Change has been a big topic in my mind lately. I usually get a little melancholic and existential around my birthday. This year this feeling is intensified.
There are several reasons for this, but the one that is new is the change in my work. A change that I didn’t choose but I have to accept and try to leverage as best as I can.
The newsroom where I work is shutting down. Not because any of us were bad at what we did, but because it was owned by a corporation that decided that it had enough profit loses. They had time to figure out new revenue stream, “go digital” or something, but couldn’t or wouldn’t make it profitable.
So bye, bye newsroom, news bulletins, website and social media channels.
Another company is taking over the production of the evening bulletin. It will be a cheaper, smaller version of it. Some of my workmates are part of that crew. I wish them the best. They are some of the most talented, sharpest people I have met. They are a large part of the reason this was my favourite job so far.
The rest of us need to move on though. The New Zealand media market is going through hard times, and there aren’t many job opportunities for people in my field.
So it is time for change.
The question now is what is the magnitude of that change.
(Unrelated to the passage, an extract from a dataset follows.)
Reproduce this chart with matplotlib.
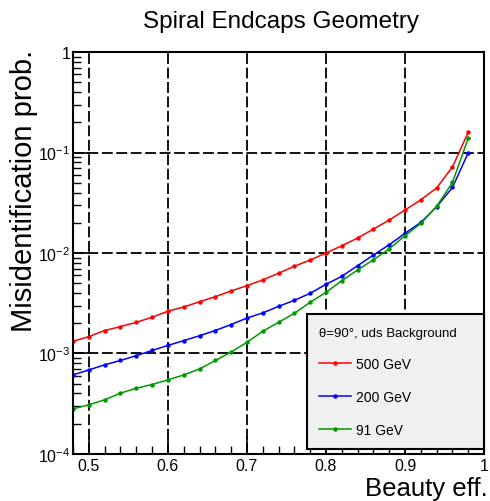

Am I looking for a new team and job? A new challenge? A new path? A new city? A new country, even?
I am fortunate to have a small, but supportive whānau, willing to start a new chapter with me wherever fortune and chance happen to take us.
I am certainly aiming to find some personal growth. To build some new memories. But I don’t know exactly what that looks like yet.
All I know is that I don’t know. But I am OK with that for now.